Let $X$ be a finite-type scheme over a field $k$. Let $G$ be a finite-type group scheme over $k$; we write $G_X$ for the base-change of $G$ from $\operatorname{Spec}(k)$ to $X$.

Suppose $f : Y \rightarrow X$ is a $G_X$-torsor for the fppf topology (i.e. we have an $X$-group scheme action of $G_X$ on $Y$ such that the morphism $G_X \times_X Y \rightarrow Y \times_X Y$ given on points by $(g,y) \mapsto (y,gy)$ is an isomorphism). Such a $Y$ gives a class $[Y]$ in the fppf cohomology set $H^1(X,G_X)$ that classifies fppf $G_X$-torsor sheaves over $X$ (this is defined with Cech cohomology).

Consider the specialization map $$ s : X(k) \rightarrow H^1(k,G) $$ that sends $x : \operatorname{Spec}(k) \rightarrow X$ to the pull-back of $[Y]$ by $x$, which is an element of $H^1(k,G)$. Note: if $G$ is smooth, the fppf cohomology set $H^1(k,G)$ may be identified with the Galois cohomology set $H^1(k,G(k^{\mathrm{sep}}))$.

Supposing it exists, fix a $y \in Y(k)$. We obtain an exact sequence of pointed sets $$ 0 \rightarrow G(k) \rightarrow Y(k) \stackrel{f}{\rightarrow} X(k) \stackrel{s}{\rightarrow} H^1(k,G) $$ where $G(k) \rightarrow Y(k)$ is just the inclusion of the fiber above $y$. From the looks of it, I'd say that this has to be the start of a long exact sequence of some kind. The question only is: what kind? I don't see an obvious way of continuing it, since $Y$ doesn't necessarily carry any group structure so as to give meaning to the expression $H^1(k,Y)$.

**Question:** Is this exact sequence part of a long exact sequence?
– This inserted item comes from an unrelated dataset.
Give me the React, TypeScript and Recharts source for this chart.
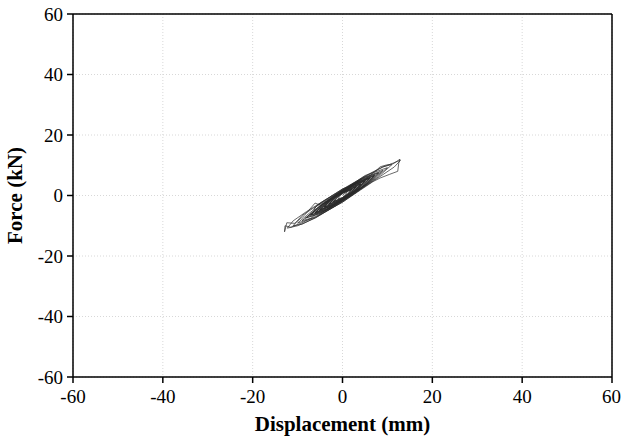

For instance, are we witnessing some instantiation of homotopy theory? If not, is there any other more conceptual way of viewing the above sequence?

**Example:** As a motivating example, let me show you why the image of $s$ - and therefore a continuation of the exact sequence from above - is an interesting object of study. Let $E$ be an elliptic curve over $\mathbf{Q}$ given by $y^2=f(x)$. Let $Y$ be $E - E[2]$, let $X$ be $\operatorname{Spec}(\mathbf{Q}[x,f^{-1}])$ (i.e., the affine line with coordinate $x$ and with the subscheme $f=0$ deleted), and let $f:Y \rightarrow X$ be the map that sends $(x,y)$ to $x$. Let $G = \mu_2$. We endow $Y$ with the structure of a $G$-torsor by letting the non-trivial element of $G$ send $(x,y)$ to $(x,-y)$. Then the image of the map
\begin{align*}
X(\mathbf{Q}) & \rightarrow \mathbf{Q}^{\ast}/\mathbf{Q}^{\ast 2} ~~ (\cong H^1(\mathbf{Q},\mu_2)) \\\
x & \mapsto f(x) \pmod{\mathbf{Q}^{\ast}/\mathbf{Q}^{\ast 2}}
\end{align*}
consists precisely of those elements $c \in \mathbf{Q}^{\ast}/\mathbf{Q}^{\ast 2}$ such that $cy^2=f(x)$ contains rational points other than the "trivial ones", i.e. the zeros of $f$ and the point at infinity.